Short problem:
The lines from the top of the material through the line with "bg = px_axes(0, 0, W, H, z=0)" are to be set down exactly. Leave the pictures out.

Data lines:

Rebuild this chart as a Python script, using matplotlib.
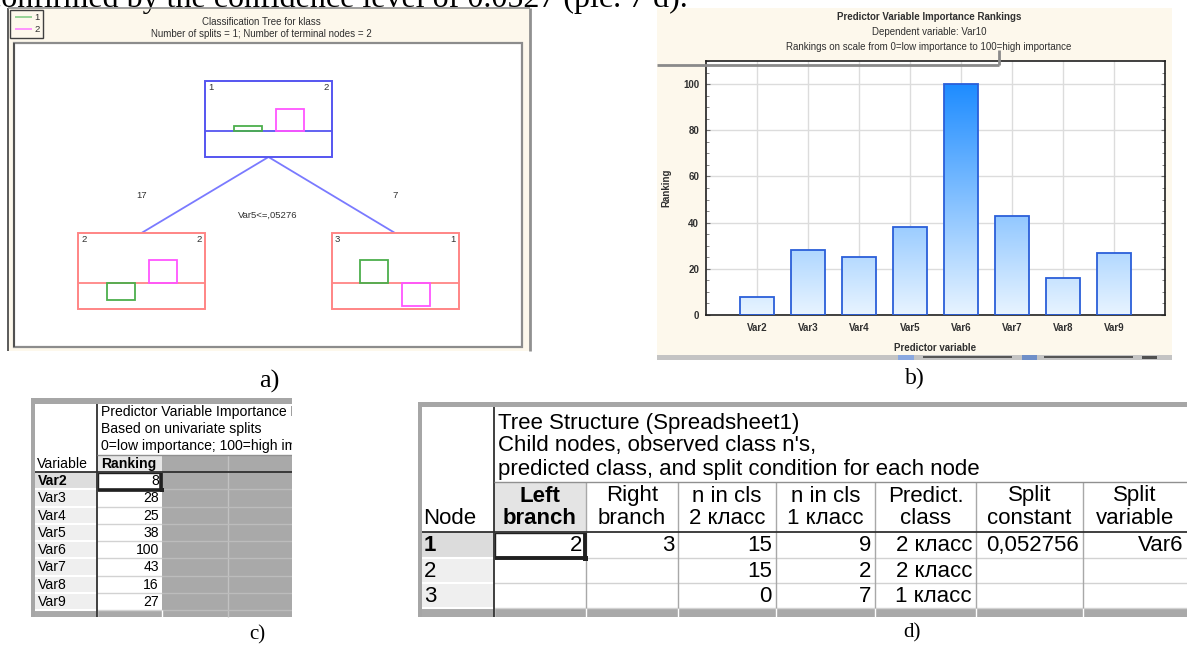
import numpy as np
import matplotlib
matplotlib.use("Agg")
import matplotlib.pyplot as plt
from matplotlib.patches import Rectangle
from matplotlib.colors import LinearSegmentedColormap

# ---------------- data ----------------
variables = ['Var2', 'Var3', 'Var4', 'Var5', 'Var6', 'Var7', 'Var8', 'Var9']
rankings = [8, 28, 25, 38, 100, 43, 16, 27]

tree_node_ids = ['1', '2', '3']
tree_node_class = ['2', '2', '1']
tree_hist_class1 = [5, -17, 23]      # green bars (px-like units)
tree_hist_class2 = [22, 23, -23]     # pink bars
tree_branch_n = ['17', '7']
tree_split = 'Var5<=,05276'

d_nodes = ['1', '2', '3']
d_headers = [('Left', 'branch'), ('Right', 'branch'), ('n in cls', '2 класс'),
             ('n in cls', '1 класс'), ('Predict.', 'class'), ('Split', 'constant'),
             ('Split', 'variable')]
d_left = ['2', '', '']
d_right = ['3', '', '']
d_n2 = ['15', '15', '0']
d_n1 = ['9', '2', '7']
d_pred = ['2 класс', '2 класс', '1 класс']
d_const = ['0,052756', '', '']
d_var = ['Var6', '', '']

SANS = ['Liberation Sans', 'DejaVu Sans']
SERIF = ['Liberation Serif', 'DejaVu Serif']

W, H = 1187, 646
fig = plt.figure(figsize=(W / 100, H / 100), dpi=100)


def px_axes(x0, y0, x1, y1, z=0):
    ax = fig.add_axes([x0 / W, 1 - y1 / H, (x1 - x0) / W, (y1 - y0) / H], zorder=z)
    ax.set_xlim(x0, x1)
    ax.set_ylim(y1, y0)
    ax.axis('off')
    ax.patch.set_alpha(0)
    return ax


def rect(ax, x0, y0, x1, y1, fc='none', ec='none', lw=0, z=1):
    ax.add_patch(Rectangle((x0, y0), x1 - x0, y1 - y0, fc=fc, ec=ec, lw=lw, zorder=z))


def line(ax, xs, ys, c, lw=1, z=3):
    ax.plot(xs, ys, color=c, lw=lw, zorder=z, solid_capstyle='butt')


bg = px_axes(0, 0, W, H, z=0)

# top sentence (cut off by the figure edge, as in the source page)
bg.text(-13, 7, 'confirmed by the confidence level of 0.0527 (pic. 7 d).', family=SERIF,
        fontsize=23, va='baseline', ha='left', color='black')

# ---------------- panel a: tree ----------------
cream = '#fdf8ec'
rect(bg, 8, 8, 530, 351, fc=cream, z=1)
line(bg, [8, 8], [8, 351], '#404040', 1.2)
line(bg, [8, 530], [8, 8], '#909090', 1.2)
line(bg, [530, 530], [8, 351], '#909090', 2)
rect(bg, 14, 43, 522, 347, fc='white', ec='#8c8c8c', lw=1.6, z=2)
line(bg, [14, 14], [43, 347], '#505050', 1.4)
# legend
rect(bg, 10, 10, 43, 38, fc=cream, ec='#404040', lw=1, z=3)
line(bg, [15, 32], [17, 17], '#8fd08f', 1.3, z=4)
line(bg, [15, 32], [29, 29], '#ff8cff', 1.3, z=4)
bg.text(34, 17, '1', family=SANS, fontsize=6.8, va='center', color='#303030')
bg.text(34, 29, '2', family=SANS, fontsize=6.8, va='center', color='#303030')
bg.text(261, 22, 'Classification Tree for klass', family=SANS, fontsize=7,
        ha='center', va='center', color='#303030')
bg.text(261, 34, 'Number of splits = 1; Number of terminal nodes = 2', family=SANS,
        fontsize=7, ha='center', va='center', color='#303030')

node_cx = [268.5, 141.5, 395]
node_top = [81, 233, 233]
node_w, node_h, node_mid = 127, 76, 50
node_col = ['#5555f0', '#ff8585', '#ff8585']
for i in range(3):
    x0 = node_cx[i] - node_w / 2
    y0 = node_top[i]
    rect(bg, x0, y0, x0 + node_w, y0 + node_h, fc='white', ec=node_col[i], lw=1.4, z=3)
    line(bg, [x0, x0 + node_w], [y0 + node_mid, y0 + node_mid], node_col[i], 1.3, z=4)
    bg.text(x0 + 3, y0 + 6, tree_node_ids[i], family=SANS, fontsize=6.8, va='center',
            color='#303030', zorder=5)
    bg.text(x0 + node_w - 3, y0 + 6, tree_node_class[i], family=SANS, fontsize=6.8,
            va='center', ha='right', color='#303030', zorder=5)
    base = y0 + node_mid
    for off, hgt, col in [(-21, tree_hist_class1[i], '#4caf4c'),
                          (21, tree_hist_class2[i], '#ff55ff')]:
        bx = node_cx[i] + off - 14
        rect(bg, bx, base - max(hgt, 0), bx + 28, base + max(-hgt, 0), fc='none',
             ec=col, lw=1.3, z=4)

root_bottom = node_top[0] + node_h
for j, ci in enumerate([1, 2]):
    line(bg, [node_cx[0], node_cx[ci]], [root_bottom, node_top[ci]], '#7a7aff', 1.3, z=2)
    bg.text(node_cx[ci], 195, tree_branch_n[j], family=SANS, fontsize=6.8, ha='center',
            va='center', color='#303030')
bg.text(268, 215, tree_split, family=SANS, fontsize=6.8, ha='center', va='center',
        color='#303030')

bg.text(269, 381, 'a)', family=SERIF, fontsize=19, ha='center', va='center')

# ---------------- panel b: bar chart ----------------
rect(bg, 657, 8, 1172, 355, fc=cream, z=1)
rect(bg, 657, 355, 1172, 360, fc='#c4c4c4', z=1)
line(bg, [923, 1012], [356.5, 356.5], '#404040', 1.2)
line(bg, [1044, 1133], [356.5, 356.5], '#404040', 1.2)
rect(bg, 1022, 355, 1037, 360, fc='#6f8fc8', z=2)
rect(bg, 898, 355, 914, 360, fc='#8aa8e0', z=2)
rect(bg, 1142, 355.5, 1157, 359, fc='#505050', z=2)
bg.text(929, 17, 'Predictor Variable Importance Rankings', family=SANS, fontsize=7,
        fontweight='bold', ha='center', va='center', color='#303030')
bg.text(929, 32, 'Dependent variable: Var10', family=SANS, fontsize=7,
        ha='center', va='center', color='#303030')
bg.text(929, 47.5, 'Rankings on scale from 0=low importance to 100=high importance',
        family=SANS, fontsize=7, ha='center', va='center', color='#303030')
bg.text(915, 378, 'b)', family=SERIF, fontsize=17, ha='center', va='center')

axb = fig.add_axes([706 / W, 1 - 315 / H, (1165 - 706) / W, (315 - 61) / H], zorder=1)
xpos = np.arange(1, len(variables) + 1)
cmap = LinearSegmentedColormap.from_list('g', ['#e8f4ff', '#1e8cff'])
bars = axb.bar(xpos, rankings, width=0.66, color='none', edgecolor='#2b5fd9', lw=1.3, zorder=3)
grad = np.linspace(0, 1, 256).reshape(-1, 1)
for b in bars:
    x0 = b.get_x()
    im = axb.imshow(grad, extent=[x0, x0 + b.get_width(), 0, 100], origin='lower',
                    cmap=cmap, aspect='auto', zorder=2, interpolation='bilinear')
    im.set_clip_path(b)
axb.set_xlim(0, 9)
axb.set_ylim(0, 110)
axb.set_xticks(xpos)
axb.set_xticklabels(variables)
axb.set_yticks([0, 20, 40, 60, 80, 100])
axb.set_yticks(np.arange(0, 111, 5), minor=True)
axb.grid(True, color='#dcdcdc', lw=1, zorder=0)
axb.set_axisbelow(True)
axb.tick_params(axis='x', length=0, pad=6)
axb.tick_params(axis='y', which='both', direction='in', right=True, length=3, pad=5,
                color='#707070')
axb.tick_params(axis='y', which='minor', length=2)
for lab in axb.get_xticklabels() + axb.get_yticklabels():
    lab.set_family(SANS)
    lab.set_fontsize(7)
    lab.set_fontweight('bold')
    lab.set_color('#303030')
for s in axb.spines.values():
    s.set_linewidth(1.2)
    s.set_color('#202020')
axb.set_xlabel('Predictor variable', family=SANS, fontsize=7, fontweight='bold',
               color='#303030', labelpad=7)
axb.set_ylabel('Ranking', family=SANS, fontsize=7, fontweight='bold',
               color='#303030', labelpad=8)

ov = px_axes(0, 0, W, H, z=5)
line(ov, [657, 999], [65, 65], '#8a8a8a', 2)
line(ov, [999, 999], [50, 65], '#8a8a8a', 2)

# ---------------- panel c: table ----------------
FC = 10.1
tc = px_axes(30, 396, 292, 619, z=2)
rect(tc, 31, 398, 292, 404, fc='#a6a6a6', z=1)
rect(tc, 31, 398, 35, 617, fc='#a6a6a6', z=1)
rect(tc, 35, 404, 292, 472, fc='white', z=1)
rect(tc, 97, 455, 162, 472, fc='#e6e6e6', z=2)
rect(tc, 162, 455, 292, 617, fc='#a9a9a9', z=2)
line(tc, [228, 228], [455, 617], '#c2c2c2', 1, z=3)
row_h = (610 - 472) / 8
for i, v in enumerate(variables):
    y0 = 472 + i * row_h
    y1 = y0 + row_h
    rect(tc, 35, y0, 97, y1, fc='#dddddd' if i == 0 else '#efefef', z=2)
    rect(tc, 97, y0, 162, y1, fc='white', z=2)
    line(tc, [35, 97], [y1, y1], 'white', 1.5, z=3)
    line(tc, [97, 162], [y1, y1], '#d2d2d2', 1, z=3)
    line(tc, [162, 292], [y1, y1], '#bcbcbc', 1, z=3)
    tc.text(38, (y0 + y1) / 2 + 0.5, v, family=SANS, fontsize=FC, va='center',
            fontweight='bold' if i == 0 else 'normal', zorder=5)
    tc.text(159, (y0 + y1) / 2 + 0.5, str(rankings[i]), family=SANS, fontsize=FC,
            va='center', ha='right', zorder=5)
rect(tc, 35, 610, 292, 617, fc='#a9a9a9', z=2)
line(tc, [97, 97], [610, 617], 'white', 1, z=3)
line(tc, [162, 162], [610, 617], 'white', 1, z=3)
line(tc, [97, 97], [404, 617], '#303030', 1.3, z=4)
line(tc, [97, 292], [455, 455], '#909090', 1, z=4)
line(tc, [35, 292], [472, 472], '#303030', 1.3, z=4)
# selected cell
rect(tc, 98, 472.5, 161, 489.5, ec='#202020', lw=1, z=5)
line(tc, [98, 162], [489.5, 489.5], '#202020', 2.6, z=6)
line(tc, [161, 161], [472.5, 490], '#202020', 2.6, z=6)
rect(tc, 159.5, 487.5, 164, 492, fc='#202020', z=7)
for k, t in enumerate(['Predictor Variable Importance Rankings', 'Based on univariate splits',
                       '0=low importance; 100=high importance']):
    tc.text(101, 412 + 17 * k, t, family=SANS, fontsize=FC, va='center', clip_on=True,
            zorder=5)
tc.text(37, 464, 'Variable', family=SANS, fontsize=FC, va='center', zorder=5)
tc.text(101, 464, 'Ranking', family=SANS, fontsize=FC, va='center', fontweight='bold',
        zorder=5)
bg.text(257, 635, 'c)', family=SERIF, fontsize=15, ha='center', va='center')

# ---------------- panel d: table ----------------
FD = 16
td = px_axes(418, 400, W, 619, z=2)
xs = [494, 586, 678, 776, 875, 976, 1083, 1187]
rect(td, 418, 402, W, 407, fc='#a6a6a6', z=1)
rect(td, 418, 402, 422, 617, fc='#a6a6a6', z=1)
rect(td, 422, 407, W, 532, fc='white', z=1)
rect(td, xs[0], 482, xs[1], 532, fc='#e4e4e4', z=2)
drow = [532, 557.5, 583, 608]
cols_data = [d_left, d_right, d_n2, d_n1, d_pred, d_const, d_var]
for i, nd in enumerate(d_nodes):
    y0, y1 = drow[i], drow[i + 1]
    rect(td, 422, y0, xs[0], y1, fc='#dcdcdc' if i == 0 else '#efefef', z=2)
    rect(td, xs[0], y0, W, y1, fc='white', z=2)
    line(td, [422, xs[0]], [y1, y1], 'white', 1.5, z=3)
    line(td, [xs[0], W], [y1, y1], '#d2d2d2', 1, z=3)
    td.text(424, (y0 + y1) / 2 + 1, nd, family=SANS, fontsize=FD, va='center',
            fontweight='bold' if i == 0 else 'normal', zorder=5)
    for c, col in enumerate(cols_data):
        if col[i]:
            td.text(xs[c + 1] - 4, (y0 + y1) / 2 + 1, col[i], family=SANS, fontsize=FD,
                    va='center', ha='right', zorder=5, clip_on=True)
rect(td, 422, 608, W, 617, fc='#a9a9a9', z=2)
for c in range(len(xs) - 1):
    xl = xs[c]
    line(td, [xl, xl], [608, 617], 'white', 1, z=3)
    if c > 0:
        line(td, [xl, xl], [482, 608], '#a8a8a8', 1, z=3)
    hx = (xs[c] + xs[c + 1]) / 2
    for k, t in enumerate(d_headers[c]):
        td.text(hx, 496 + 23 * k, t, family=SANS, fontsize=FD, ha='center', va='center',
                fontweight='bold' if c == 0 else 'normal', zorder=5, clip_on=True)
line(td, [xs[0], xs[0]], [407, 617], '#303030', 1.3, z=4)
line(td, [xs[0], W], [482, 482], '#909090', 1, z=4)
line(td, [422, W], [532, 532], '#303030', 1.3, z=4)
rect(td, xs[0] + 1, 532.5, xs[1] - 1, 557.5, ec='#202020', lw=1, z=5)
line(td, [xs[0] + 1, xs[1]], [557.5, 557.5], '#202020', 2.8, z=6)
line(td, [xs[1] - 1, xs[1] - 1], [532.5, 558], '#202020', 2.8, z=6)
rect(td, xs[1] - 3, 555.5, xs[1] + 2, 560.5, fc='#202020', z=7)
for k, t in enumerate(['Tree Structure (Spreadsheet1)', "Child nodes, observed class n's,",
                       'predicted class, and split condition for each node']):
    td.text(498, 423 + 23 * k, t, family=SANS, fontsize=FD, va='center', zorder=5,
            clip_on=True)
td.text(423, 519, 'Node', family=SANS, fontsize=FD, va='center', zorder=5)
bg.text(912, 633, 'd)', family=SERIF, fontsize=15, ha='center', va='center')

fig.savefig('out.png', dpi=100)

Final result:
Rebuild this chart as a Python script, using matplotlib.
import numpy as np
import matplotlib
matplotlib.use("Agg")
import matplotlib.pyplot as plt
from matplotlib.patches import Rectangle
from matplotlib.colors import LinearSegmentedColormap

# ---------------- data ----------------
variables = ['Var2', 'Var3', 'Var4', 'Var5', 'Var6', 'Var7', 'Var8', 'Var9']
rankings = [8, 28, 25, 38, 100, 43, 16, 27]

tree_node_ids = ['1', '2', '3']
tree_node_class = ['2', '2', '1']
tree_hist_class1 = [5, -17, 23]      # green bars (px-like units)
tree_hist_class2 = [22, 23, -23]     # pink bars
tree_branch_n = ['17', '7']
tree_split = 'Var5<=,05276'

d_nodes = ['1', '2', '3']
d_headers = [('Left', 'branch'), ('Right', 'branch'), ('n in cls', '2 класс'),
             ('n in cls', '1 класс'), ('Predict.', 'class'), ('Split', 'constant'),
             ('Split', 'variable')]
d_left = ['2', '', '']
d_right = ['3', '', '']
d_n2 = ['15', '15', '0']
d_n1 = ['9', '2', '7']
d_pred = ['2 класс', '2 класс', '1 класс']
d_const = ['0,052756', '', '']
d_var = ['Var6', '', '']

SANS = ['Liberation Sans', 'DejaVu Sans']
SERIF = ['Liberation Serif', 'DejaVu Serif']

W, H = 1187, 646
fig = plt.figure(figsize=(W / 100, H / 100), dpi=100)


def px_axes(x0, y0, x1, y1, z=0):
    ax = fig.add_axes([x0 / W, 1 - y1 / H, (x1 - x0) / W, (y1 - y0) / H], zorder=z)
    ax.set_xlim(x0, x1)
    ax.set_ylim(y1, y0)
    ax.axis('off')
    ax.patch.set_alpha(0)
    return ax


def rect(ax, x0, y0, x1, y1, fc='none', ec='none', lw=0, z=1):
    ax.add_patch(Rectangle((x0, y0), x1 - x0, y1 - y0, fc=fc, ec=ec, lw=lw, zorder=z))


def line(ax, xs, ys, c, lw=1, z=3):
    ax.plot(xs, ys, color=c, lw=lw, zorder=z, solid_capstyle='butt')


bg = px_axes(0, 0, W, H, z=0)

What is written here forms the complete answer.